_AIM OF THE EXERCISE_
Identify every line containing the word "page" and reproduce each one.
## Begin
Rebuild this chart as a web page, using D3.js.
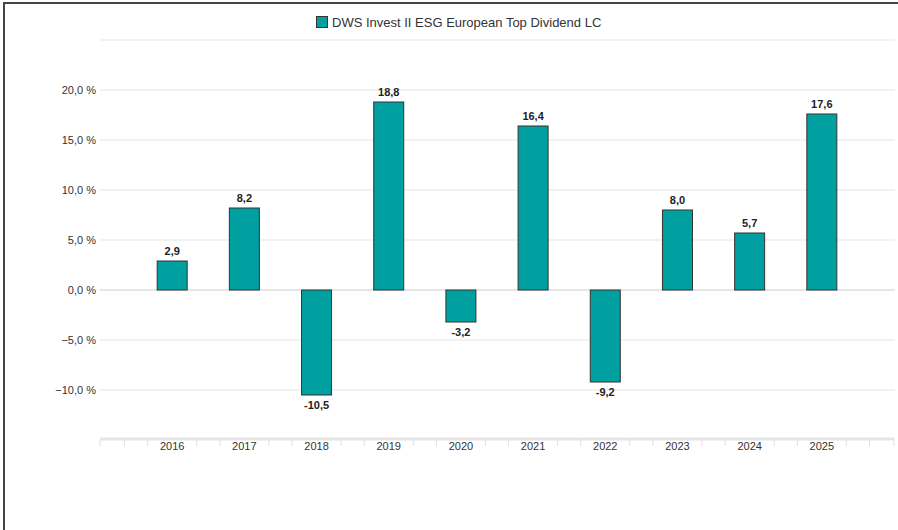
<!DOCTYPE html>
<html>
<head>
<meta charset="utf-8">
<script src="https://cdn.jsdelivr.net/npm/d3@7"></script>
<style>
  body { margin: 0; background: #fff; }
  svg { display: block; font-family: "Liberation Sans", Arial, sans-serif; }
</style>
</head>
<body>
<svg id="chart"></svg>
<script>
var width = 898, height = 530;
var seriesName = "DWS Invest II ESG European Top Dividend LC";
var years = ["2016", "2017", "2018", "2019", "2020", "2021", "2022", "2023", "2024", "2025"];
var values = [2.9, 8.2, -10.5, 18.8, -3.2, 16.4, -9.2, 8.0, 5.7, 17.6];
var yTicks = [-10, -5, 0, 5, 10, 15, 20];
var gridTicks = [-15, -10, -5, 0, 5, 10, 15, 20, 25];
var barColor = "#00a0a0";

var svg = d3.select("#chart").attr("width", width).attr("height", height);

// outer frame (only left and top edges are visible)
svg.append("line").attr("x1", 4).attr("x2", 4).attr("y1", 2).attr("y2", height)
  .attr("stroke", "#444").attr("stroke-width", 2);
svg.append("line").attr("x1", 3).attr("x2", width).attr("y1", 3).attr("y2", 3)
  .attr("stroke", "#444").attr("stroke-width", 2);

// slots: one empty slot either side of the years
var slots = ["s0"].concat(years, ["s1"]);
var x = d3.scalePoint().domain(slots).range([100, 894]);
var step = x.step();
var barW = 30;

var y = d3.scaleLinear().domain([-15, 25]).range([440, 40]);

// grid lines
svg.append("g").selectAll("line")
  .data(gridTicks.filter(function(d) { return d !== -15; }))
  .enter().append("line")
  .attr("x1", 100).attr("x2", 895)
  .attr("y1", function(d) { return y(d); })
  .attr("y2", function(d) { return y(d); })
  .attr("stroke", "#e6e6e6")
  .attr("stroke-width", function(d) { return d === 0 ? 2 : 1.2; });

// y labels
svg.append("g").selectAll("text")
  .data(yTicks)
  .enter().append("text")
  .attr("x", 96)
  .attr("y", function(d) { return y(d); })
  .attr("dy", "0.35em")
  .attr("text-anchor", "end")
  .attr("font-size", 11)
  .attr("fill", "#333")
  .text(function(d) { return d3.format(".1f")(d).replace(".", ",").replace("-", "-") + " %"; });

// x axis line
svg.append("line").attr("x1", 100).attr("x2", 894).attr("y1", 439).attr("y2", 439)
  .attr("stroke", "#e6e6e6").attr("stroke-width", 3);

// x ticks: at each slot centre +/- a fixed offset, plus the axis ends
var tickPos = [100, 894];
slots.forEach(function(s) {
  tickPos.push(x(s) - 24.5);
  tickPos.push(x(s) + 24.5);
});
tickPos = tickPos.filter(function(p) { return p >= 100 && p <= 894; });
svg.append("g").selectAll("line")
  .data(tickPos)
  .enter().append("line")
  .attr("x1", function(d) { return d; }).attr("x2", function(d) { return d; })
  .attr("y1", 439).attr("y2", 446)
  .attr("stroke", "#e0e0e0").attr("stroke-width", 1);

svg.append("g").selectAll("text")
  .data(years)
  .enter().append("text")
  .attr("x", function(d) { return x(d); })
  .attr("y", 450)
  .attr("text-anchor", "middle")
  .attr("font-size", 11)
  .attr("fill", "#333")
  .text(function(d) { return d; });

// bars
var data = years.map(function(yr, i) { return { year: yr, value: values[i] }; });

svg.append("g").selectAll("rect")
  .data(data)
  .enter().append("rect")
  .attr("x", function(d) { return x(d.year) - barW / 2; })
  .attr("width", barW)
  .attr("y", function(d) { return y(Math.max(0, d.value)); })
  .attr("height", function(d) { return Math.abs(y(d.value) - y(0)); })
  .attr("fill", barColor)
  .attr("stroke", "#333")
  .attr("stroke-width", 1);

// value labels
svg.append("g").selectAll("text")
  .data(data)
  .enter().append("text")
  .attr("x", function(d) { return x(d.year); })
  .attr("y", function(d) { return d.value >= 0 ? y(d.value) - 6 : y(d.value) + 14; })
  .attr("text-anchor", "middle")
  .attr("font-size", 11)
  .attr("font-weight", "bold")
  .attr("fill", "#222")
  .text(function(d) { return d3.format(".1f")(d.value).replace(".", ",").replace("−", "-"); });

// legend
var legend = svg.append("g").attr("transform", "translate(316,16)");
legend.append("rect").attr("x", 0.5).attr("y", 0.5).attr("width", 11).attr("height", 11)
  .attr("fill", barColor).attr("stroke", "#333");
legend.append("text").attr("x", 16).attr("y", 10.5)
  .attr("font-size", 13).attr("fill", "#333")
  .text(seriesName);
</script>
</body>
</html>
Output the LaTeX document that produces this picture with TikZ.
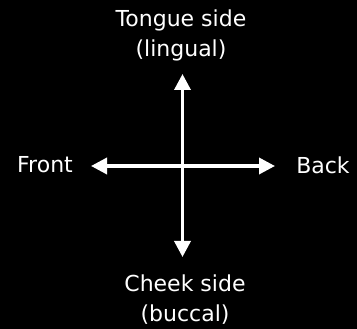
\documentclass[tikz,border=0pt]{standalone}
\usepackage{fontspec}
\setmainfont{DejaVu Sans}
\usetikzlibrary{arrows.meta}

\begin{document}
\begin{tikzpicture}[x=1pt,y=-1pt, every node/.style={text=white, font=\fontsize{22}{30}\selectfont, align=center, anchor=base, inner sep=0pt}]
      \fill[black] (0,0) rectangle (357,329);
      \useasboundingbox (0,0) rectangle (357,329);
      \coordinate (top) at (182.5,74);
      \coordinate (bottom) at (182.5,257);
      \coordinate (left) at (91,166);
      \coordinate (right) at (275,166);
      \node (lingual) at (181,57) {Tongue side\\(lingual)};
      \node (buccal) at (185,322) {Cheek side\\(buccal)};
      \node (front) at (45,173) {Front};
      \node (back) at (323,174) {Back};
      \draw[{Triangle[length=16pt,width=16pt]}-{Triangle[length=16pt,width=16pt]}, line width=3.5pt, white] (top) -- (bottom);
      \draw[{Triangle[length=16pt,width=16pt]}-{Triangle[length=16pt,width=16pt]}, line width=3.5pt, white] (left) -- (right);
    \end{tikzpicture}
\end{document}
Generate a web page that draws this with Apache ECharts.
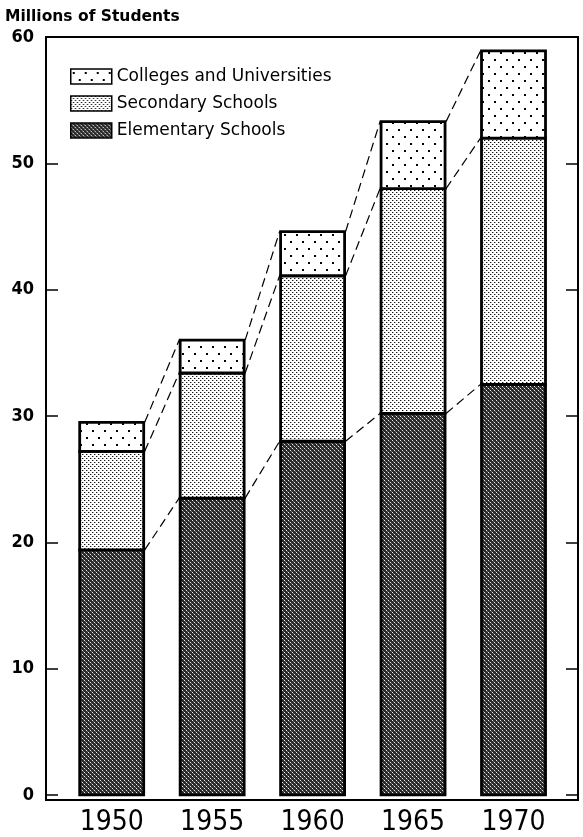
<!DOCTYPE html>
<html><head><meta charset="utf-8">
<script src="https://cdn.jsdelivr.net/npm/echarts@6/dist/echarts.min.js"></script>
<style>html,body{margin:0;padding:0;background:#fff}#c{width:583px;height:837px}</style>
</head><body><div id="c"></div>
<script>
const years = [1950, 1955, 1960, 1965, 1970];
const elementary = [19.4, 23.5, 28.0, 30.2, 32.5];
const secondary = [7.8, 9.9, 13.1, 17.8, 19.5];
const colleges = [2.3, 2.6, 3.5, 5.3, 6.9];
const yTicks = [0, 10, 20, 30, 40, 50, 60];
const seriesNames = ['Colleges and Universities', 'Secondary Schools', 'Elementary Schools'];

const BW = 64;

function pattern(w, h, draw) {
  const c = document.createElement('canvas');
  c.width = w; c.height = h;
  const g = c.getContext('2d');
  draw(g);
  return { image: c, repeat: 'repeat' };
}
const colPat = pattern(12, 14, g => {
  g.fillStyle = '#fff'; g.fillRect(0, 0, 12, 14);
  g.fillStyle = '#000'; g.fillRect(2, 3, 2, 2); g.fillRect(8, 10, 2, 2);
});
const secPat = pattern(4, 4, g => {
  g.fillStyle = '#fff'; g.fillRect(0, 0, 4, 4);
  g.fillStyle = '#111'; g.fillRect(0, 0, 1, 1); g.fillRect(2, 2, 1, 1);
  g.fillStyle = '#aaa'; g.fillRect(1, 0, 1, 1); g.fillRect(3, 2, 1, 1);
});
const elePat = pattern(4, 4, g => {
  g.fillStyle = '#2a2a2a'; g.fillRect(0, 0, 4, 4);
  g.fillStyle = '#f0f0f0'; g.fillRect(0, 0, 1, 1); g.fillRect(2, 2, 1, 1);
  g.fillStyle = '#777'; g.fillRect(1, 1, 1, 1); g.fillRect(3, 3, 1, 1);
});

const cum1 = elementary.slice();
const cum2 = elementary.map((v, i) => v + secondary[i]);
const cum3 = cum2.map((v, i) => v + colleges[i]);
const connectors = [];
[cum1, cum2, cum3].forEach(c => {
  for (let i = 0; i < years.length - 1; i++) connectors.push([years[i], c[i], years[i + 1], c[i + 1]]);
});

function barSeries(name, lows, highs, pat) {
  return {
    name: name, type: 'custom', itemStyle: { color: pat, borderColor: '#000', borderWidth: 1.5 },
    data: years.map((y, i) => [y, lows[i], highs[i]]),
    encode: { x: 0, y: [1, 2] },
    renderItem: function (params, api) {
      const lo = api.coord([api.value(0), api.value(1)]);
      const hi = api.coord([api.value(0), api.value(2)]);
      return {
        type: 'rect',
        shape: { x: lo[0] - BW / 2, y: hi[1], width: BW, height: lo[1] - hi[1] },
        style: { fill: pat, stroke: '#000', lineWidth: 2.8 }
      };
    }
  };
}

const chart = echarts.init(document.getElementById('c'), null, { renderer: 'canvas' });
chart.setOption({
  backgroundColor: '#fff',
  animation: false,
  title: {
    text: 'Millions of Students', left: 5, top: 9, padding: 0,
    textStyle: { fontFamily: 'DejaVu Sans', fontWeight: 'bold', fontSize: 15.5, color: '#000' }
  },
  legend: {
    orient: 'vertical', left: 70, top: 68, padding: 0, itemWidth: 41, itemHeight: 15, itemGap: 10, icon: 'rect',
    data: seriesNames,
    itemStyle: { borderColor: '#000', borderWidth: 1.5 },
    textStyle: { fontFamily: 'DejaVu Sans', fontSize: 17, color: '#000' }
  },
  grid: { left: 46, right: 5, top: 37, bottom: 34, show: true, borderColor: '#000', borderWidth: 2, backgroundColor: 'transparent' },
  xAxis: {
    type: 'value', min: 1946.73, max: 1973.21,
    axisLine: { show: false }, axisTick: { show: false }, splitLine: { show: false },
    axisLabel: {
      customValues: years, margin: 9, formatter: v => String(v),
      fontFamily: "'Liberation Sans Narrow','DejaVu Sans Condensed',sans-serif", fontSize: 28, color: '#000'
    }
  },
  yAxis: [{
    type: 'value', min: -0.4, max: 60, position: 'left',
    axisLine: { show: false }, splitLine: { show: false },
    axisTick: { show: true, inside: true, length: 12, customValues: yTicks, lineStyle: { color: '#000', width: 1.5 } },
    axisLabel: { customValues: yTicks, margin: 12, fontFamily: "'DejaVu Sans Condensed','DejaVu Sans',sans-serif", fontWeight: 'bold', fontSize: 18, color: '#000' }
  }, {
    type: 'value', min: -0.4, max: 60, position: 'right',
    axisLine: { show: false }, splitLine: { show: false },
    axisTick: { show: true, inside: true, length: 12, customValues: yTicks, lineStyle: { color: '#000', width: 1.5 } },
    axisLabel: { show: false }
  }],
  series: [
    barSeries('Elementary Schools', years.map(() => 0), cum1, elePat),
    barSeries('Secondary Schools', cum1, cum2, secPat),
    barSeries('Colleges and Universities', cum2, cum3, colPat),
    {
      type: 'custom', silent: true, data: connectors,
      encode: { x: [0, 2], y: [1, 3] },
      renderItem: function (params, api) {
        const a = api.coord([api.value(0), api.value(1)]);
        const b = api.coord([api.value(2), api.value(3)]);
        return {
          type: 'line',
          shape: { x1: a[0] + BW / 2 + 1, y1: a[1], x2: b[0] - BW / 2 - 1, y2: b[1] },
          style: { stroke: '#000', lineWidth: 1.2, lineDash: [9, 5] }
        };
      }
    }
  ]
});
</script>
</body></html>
## End
_EXPECTED ANSWER_
Rebuild this chart as a web page, using D3.js.
Generate a web page that draws this with Apache ECharts.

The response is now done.